[What you have to do] Extract the full listing verbatim and drop any pictures from your copy.

[Dataset content]
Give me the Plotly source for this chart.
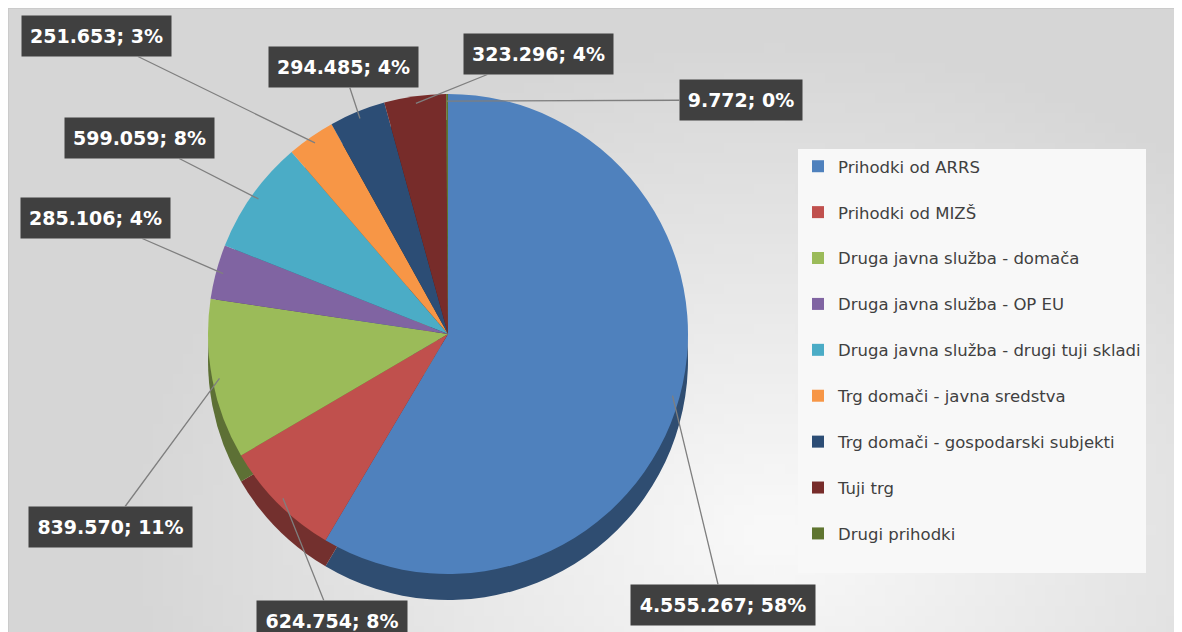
import math
import base64
import struct
import zlib
import plotly.graph_objects as go

# ---------------- data ----------------
categories = [
    "Prihodki od ARRS",
    "Prihodki od MIZŠ",
    "Druga javna služba - domača",
    "Druga javna služba - OP EU",
    "Druga javna služba - drugi tuji skladi",
    "Trg domači - javna sredstva",
    "Trg domači - gospodarski subjekti",
    "Tuji trg",
    "Drugi prihodki",
]
values = [4555267, 624754, 839570, 285106, 599059, 251653, 294485, 323296, 9772]
pct_labels = [58, 8, 11, 4, 8, 3, 4, 4, 0]
colors = ["#4F81BD", "#C0504D", "#9BBB59", "#8064A2", "#4BACC6",
          "#F79646", "#2C4D75", "#772C2A", "#5F7530"]

# ---------------- layout constants ----------------
W, H = 1182, 632
CX, CY, R, DEPTH = 440, 326, 240, 26
FONT = "DejaVu Sans"

# label box centres (pixels) and box widths
label_pos = [(715, 597), (324, 613), (102, 519), (87, 210), (131, 130),
             (88, 28), (335, 59), (530, 46), (733, 92)]
label_w = [180, 146, 159, 145, 145, 145, 145, 145, 118]


def darker(hexcol, f=0.6):
    h = hexcol.lstrip("#")
    r, g, b = (int(h[i:i + 2], 16) for i in (0, 2, 4))
    return "#%02x%02x%02x" % (int(r * f), int(g * f), int(b * f))


def domain(cx, cy, r):
    return dict(x=[(cx - r) / W, (cx + r) / W],
                y=[(H - cy - r) / H, (H - cy + r) / H])


def gradient_png(w=118, h=63):
    """Soft radial grey background (styling only)."""
    rows = b""
    for j in range(h):
        row = b"\x00"
        for i in range(w):
            x, y = i * W / w, j * H / h
            d = math.hypot((x - 760) / 1.3, (y - 520))
            v = int(max(214, min(248, 250 - 40 * d / 560)))
            row += bytes((v, v, v))
        rows += row

    def chunk(t, data):
        c = struct.pack(">I", len(data)) + t + data
        return c + struct.pack(">I", zlib.crc32(t + data) & 0xffffffff)

    png = b"\x89PNG\r\n\x1a\n" + chunk(b"IHDR", struct.pack(">IIBBBBB", w, h, 8, 2, 0, 0, 0))
    png += chunk(b"IDAT", zlib.compress(rows)) + chunk(b"IEND", b"")
    return "data:image/png;base64," + base64.b64encode(png).decode()


# legend entries get an empty second line -> wider row spacing
legend_labels = [c + "<br> " for c in categories]

fig = go.Figure()

# side ("depth") of the pseudo 3D pie
fig.add_trace(go.Pie(
    labels=legend_labels, values=values, sort=False, direction="clockwise",
    rotation=0, textinfo="none", hoverinfo="skip", showlegend=False,
    marker=dict(colors=[darker(c) for c in colors], line=dict(width=0)),
    domain=domain(CX, CY + DEPTH, R),
))
# top face
fig.add_trace(go.Pie(
    labels=legend_labels, values=values, sort=False, direction="clockwise",
    rotation=0, textinfo="none", hovertext=categories,
    hoverinfo="text+value+percent",
    marker=dict(colors=colors, line=dict(width=0)),
    domain=domain(CX, CY, R),
))

# data labels with leader lines
total = sum(values)
cum = 0
annotations = []
for v, p, (lx, ly), bw in zip(values, pct_labels, label_pos, label_w):
    theta = 2 * math.pi * (cum + v / 2) / total
    cum += v
    rr = R * 0.97
    px = CX + rr * math.sin(theta)
    py = CY - rr * math.cos(theta)
    txt = f"{v:,}".replace(",", ".") + f"; {p}%"
    annotations.append(dict(
        x=px / W, y=1 - py / H, xref="paper", yref="paper",
        ax=lx - px, ay=ly - py, axref="pixel", ayref="pixel",
        text=f"<b>{txt}</b>", showarrow=True, arrowhead=0,
        arrowwidth=1.3, arrowcolor="#7f7f7f", standoff=0,
        bgcolor="#404040", font=dict(family=FONT, size=19, color="white"),
        width=bw, height=36, borderpad=2, align="center",
    ))

fig.update_layout(
    width=W, height=H,
    margin=dict(l=0, r=0, t=0, b=0),
    paper_bgcolor="#e8e8e8",
    plot_bgcolor="#e8e8e8",
    font=dict(family=FONT, color="#404040"),
    annotations=annotations,
    images=[dict(source=gradient_png(), xref="paper", yref="paper", x=0, y=1,
                 sizex=1, sizey=1, xanchor="left", yanchor="top",
                 sizing="stretch", layer="below")],
    legend=dict(
        x=790 / W, y=1 - 141 / H, xanchor="left", yanchor="top",
        bgcolor="#f8f8f8", font=dict(family=FONT, size=16.5, color="#404040"),
        valign="top", itemclick=False, itemdoubleclick=False,
        tracegroupgap=0,
    ),
    shapes=[dict(type="rect", xref="paper", yref="paper", x0=0, y0=0, x1=1, y1=1,
                 line=dict(color="#c8c8c8", width=1.5), layer="above")],
)

fig.write_html("out.html")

[Result below]
Give me the Plotly source for this chart.
import math
import base64
import struct
import zlib
import plotly.graph_objects as go

# ---------------- data ----------------
categories = [
    "Prihodki od ARRS",
    "Prihodki od MIZŠ",
    "Druga javna služba - domača",
    "Druga javna služba - OP EU",
    "Druga javna služba - drugi tuji skladi",
    "Trg domači - javna sredstva",
    "Trg domači - gospodarski subjekti",
    "Tuji trg",
    "Drugi prihodki",
]
values = [4555267, 624754, 839570, 285106, 599059, 251653, 294485, 323296, 9772]
pct_labels = [58, 8, 11, 4, 8, 3, 4, 4, 0]
colors = ["#4F81BD", "#C0504D", "#9BBB59", "#8064A2", "#4BACC6",
          "#F79646", "#2C4D75", "#772C2A", "#5F7530"]

# ---------------- layout constants ----------------
W, H = 1182, 632
CX, CY, R, DEPTH = 440, 326, 240, 26
FONT = "DejaVu Sans"

# label box centres (pixels) and box widths
label_pos = [(715, 597), (324, 613), (102, 519), (87, 210), (131, 130),
             (88, 28), (335, 59), (530, 46), (733, 92)]
label_w = [180, 146, 159, 145, 145, 145, 145, 145, 118]


def darker(hexcol, f=0.6):
    h = hexcol.lstrip("#")
    r, g, b = (int(h[i:i + 2], 16) for i in (0, 2, 4))
    return "#%02x%02x%02x" % (int(r * f), int(g * f), int(b * f))


def domain(cx, cy, r):
    return dict(x=[(cx - r) / W, (cx + r) / W],
                y=[(H - cy - r) / H, (H - cy + r) / H])


def gradient_png(w=118, h=63):
    """Soft radial grey background (styling only)."""
    rows = b""
    for j in range(h):
        row = b"\x00"
        for i in range(w):
            x, y = i * W / w, j * H / h
            d = math.hypot((x - 760) / 1.3, (y - 520))
            v = int(max(214, min(248, 250 - 40 * d / 560)))
            row += bytes((v, v, v))
        rows += row

    def chunk(t, data):
        c = struct.pack(">I", len(data)) + t + data
        return c + struct.pack(">I", zlib.crc32(t + data) & 0xffffffff)

    png = b"\x89PNG\r\n\x1a\n" + chunk(b"IHDR", struct.pack(">IIBBBBB", w, h, 8, 2, 0, 0, 0))
    png += chunk(b"IDAT", zlib.compress(rows)) + chunk(b"IEND", b"")
    return "data:image/png;base64," + base64.b64encode(png).decode()


# legend entries get an empty second line -> wider row spacing
legend_labels = [c + "<br> " for c in categories]

fig = go.Figure()

# side ("depth") of the pseudo 3D pie
fig.add_trace(go.Pie(
    labels=legend_labels, values=values, sort=False, direction="clockwise",
    rotation=0, textinfo="none", hoverinfo="skip", showlegend=False,
    marker=dict(colors=[darker(c) for c in colors], line=dict(width=0)),
    domain=domain(CX, CY + DEPTH, R),
))
# top face
fig.add_trace(go.Pie(
    labels=legend_labels, values=values, sort=False, direction="clockwise",
    rotation=0, textinfo="none", hovertext=categories,
    hoverinfo="text+value+percent",
    marker=dict(colors=colors, line=dict(width=0)),
    domain=domain(CX, CY, R),
))

# data labels with leader lines
total = sum(values)
cum = 0
annotations = []
for v, p, (lx, ly), bw in zip(values, pct_labels, label_pos, label_w):
    theta = 2 * math.pi * (cum + v / 2) / total
    cum += v
    rr = R * 0.97
    px = CX + rr * math.sin(theta)
    py = CY - rr * math.cos(theta)
    txt = f"{v:,}".replace(",", ".") + f"; {p}%"
    annotations.append(dict(
        x=px / W, y=1 - py / H, xref="paper", yref="paper",
        ax=lx - px, ay=ly - py, axref="pixel", ayref="pixel",
        text=f"<b>{txt}</b>", showarrow=True, arrowhead=0,
        arrowwidth=1.3, arrowcolor="#7f7f7f", standoff=0,
        bgcolor="#404040", font=dict(family=FONT, size=19, color="white"),
        width=bw, height=36, borderpad=2, align="center",
    ))

fig.update_layout(
    width=W, height=H,
    margin=dict(l=0, r=0, t=0, b=0),
    paper_bgcolor="#e8e8e8",
    plot_bgcolor="#e8e8e8",
    font=dict(family=FONT, color="#404040"),
    annotations=annotations,
    images=[dict(source=gradient_png(), xref="paper", yref="paper", x=0, y=1,
                 sizex=1, sizey=1, xanchor="left", yanchor="top",
                 sizing="stretch", layer="below")],
    legend=dict(
        x=790 / W, y=1 - 141 / H, xanchor="left", yanchor="top",
        bgcolor="#f8f8f8", font=dict(family=FONT, size=16.5, color="#404040"),
        valign="top", itemclick=False, itemdoubleclick=False,
        tracegroupgap=0,
    ),
    shapes=[dict(type="rect", xref="paper", yref="paper", x0=0, y0=0, x1=1, y1=1,
                 line=dict(color="#c8c8c8", width=1.5), layer="above")],
)

fig.write_html("out.html")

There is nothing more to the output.